For the last year or so we have known the man who repeatedly questions cricket's lopsided scheduling. The man who has perhaps strived to make Australia out of Sri Lanka, and perhaps cutting down on some of the Sri Lankan flair. The man who complains about the inconsistent use of Umpire Decision Review System (UDRS). The man who has had to make bold decisions regarding Sanath Jayasuriya and Chaminda Vaas. The man who keeps saying Ajantha Mendis is not over, and answering questions about life after Murali and Vaas. The man who has become insufferable with his incessant and excessive appealing from behind the stumps, for LBWs that don't exist. The man who made Tillakaratne Dilshan keep wicket in Tests when Prasanna Jayawardene was injured. Somewhere in all that, we tend to forget Kumar Sangakkara the batsman.
In either liking or hating the captain, the statesman, the keeper with the irritating shouts, we tend to forget the reason why we liked Sangakkara in the first place. His batting has all that grace, style, and also the aggression. The drives still flow beautifully all through the cover field, the whip-flick between mid-on and midwicket that he plays even as he is moving across the stumps is still a joy to watch, the sweeps to all parts of leg side still negate the spinners.
Silently, as a captain, Sangakkara has scored five centuries in 10 Tests, three of them in his last three games against India, the latest being his seventh double-century, putting him behind only Don Bradman and Brian Lara on that count.
When he came in to bat on Monday, on his beloved SSC pitch and against an average attack, a century was there to be taken. Still, how you got there, and how far you took it beyond 100 mattered too. This innings had all the hallmarks of a Sangakkara special. The intent was clear from the first over of his innings: when Pragyan Ojha was slightly short, he was cut away; when he flighted he was lofted over mid-on. From thereon until he was caught by an alert Rahul Dravid - and it's a task to stay alert after you have spent one-and-a-half days without anything remotely resembling an edge - Sangakkara owned the attack.
Even with the deep point in place, India struggled to keep Sangakkara quiet.
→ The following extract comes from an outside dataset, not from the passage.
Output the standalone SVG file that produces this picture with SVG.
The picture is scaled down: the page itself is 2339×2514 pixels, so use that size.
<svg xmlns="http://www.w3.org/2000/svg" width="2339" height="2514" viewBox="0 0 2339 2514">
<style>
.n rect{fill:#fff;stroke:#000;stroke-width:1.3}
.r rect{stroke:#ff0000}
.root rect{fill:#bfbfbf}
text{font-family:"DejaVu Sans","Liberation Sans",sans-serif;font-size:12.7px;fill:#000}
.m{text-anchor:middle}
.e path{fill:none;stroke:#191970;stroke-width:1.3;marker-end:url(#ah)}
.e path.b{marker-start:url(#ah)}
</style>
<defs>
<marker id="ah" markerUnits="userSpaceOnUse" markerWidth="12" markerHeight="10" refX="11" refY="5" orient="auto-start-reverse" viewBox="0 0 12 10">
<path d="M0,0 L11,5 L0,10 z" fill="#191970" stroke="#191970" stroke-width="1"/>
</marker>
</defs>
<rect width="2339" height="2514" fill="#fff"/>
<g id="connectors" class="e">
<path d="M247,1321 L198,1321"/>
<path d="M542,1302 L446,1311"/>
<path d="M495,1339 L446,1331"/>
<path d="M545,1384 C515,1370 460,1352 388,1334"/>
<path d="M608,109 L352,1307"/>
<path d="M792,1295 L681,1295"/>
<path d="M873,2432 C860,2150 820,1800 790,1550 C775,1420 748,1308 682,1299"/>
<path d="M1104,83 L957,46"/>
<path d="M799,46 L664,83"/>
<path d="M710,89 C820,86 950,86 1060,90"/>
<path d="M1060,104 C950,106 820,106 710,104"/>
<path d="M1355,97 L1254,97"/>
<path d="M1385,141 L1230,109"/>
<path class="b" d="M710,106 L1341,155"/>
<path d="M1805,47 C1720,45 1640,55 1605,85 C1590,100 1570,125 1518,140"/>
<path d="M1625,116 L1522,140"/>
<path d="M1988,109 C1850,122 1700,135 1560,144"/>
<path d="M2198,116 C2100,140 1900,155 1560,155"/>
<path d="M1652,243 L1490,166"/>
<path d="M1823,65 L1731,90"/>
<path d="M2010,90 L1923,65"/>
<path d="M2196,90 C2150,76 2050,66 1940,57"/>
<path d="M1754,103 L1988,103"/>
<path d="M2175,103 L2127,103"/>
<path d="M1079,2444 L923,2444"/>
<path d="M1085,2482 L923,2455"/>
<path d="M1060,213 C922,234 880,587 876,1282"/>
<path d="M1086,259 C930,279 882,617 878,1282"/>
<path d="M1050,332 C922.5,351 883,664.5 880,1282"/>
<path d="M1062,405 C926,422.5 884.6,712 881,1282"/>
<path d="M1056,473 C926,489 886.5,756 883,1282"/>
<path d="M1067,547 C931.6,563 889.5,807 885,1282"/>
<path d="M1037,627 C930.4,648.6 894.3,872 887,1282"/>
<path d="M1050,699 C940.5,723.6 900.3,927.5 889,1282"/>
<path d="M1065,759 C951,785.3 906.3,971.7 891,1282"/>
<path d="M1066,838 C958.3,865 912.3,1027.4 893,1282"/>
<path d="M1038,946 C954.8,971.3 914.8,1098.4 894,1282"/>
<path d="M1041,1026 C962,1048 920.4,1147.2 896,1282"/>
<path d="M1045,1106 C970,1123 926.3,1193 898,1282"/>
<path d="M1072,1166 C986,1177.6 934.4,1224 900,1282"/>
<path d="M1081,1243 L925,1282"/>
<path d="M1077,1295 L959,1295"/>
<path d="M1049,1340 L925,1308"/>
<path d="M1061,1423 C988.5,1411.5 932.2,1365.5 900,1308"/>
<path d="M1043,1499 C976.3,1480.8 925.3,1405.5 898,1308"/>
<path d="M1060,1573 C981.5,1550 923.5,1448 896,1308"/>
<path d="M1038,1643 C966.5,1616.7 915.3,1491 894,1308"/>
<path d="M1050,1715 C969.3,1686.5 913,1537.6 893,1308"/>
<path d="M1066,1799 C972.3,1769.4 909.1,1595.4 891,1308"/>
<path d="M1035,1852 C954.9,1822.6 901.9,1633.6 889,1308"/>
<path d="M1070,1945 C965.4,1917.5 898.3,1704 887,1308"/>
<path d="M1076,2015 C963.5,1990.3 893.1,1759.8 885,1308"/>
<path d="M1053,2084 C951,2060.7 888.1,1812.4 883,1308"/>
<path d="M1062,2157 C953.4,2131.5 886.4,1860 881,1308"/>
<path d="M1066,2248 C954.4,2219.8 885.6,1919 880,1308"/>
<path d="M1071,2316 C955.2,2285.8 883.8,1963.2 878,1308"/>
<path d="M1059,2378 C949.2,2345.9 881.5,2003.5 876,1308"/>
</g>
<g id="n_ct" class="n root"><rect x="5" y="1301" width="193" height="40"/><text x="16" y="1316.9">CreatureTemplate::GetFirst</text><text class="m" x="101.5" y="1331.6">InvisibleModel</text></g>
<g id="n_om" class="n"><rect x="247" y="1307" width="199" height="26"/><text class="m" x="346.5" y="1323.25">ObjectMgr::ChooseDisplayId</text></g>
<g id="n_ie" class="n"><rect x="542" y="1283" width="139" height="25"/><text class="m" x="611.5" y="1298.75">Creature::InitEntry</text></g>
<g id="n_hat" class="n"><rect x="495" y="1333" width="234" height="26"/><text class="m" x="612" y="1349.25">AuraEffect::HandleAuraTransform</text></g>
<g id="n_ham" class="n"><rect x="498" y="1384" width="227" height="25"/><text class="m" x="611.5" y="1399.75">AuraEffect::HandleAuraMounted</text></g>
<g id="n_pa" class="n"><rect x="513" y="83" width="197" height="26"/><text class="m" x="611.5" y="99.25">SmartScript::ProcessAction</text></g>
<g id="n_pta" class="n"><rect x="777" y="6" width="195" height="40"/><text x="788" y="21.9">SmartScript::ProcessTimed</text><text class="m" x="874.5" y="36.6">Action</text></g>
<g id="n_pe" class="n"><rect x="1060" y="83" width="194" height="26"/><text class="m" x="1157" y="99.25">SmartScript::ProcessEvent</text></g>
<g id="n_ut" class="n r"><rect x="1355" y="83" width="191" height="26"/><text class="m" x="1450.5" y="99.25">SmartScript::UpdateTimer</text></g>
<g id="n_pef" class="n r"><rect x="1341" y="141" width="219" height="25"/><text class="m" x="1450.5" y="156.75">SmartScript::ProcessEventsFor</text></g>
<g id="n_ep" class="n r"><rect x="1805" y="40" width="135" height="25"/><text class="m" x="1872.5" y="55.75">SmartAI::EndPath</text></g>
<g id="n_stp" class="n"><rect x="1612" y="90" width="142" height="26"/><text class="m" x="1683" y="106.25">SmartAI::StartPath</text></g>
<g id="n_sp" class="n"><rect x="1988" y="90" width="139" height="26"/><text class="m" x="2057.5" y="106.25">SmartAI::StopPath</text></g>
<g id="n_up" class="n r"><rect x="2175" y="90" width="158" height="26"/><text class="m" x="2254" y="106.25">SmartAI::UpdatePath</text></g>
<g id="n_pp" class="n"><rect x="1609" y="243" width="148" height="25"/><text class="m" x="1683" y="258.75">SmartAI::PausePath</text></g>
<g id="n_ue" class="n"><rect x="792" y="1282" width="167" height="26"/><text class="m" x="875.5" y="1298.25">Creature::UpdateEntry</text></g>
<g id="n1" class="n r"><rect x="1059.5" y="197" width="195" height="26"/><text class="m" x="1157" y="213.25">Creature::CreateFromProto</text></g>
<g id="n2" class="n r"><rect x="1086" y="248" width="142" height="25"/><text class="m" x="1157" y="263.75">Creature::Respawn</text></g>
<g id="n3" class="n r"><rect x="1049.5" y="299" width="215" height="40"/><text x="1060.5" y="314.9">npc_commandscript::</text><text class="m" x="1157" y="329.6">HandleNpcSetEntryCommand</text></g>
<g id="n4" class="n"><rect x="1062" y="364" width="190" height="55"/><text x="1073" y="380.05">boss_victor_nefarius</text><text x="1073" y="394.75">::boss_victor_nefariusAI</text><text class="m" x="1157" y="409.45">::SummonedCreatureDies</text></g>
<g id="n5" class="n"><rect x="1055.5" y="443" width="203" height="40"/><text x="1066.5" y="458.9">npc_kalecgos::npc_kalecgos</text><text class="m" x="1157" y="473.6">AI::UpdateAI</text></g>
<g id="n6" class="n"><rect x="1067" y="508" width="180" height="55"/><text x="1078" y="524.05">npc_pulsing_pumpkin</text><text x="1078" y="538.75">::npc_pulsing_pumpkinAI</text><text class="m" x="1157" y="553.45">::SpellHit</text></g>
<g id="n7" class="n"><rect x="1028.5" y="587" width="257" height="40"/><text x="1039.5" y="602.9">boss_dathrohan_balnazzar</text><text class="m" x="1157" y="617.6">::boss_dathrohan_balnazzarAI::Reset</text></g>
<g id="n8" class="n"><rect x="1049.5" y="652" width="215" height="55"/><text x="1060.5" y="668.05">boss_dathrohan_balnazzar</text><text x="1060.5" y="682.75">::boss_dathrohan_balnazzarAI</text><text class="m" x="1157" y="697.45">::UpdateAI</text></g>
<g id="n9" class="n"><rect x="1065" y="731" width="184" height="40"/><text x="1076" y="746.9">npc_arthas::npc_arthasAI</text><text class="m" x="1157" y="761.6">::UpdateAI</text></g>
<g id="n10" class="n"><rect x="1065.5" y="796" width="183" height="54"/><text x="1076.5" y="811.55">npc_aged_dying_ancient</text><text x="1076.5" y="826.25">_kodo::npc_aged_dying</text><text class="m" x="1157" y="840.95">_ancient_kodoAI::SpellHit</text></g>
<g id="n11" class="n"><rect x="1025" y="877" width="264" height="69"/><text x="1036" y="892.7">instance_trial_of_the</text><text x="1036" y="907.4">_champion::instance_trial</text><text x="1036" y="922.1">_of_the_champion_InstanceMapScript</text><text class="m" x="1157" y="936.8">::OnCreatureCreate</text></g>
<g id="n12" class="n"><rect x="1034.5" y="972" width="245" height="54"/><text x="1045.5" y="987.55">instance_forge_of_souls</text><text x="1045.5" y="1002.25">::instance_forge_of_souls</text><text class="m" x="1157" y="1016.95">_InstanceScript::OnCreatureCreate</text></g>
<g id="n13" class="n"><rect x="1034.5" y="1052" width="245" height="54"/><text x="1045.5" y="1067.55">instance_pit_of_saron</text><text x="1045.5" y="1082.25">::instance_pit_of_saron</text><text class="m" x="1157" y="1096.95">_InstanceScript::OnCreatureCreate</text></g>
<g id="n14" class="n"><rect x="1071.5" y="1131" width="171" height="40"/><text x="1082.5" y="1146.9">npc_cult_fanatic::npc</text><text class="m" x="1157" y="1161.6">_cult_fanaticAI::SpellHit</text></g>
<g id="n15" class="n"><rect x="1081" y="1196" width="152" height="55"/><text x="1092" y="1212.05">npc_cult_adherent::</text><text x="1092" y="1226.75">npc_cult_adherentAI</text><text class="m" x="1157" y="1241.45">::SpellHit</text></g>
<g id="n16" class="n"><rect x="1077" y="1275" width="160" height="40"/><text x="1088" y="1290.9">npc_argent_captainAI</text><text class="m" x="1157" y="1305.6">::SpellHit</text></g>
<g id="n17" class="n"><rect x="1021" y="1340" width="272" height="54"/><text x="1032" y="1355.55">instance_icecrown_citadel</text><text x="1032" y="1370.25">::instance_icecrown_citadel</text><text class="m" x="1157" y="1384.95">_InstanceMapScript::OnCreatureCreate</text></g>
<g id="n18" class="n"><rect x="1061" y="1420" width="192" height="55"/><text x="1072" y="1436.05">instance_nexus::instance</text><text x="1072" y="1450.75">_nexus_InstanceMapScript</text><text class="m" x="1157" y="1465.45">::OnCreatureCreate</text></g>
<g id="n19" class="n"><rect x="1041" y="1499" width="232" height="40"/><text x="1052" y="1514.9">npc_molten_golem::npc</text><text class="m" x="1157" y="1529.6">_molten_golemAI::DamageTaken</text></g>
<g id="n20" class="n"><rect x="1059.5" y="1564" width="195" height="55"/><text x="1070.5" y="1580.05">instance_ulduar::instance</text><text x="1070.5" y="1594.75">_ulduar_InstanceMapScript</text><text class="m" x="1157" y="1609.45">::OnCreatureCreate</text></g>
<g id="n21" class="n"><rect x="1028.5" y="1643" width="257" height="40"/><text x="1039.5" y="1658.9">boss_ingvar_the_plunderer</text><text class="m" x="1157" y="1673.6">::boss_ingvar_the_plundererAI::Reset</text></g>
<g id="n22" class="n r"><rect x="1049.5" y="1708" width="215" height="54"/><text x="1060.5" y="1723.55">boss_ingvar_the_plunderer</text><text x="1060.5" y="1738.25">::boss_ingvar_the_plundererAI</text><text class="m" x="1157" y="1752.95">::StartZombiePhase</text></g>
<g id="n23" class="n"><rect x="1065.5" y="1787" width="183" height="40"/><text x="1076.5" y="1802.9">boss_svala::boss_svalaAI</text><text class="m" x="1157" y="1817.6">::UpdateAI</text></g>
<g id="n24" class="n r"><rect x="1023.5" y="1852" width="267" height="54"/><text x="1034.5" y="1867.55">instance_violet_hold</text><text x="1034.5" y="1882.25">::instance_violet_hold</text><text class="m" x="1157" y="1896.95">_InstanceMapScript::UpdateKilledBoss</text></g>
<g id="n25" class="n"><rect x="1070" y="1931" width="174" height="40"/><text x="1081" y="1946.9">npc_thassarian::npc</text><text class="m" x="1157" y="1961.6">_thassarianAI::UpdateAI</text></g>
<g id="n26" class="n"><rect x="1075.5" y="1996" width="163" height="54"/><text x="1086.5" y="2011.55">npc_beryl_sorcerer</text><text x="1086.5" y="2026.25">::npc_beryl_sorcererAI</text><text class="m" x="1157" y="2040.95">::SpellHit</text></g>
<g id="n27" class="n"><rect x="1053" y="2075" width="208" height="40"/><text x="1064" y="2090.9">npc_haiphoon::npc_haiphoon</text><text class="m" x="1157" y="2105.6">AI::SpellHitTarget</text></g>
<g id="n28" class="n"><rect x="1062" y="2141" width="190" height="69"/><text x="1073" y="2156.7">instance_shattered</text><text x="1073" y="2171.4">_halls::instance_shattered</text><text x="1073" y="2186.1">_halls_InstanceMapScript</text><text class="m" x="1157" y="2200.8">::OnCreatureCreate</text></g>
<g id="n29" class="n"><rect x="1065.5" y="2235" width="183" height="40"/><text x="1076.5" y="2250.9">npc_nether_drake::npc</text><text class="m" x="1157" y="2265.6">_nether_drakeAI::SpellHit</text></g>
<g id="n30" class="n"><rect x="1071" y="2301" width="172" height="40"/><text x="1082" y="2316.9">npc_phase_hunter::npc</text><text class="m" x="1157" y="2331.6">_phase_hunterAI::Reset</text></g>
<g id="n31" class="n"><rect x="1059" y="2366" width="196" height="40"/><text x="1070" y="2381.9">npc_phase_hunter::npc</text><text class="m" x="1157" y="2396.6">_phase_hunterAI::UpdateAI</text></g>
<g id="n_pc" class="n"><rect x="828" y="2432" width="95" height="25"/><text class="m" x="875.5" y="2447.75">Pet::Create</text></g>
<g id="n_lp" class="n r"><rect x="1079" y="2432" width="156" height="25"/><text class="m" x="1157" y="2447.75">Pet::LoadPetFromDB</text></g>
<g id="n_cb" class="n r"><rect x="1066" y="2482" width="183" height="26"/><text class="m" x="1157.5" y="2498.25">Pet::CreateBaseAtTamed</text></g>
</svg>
Though Tharanga Paranavitana was 34 when Sangakkara came out, it wasn't a surprise that he was overtaken. No scoring opportunity was missed. There weren't shots that stood out for audacity, but there weren't any that stood out for being inelegant either. Even as Mahela Jayawardene struggled in the final hour on the first day, Sangakkara kept getting the runs, scoring 34 off 58 in that period.
How he played on the second day, though, was going to determine how well Sri Lanka could time their declaration. The first two balls of the day brought clear indications. Two of his favourite shots got him boundaries: the drive wide of mid-off, and then the whip-flick through midwicket. Five overs later, the same bowler, Abhimanyu Mithun, was hit for three consecutive boundaries. After a relatively quiet spell, he showed Ojha the complete range of sweep shots in one over: slog-sweeps to cow corner and midwicket, and then two regulation ones to square leg and backward square leg. That over took him from 183 to 199.
The platform was set up again, the bowlers had been deflated again, and Jayawardene did the rest. When Sangakkara got out, though, the reaction was of acute dissatisfaction. The double-hundred wasn't nearly enough. The reaction was of a man who has scored seven of them, a man who wants more.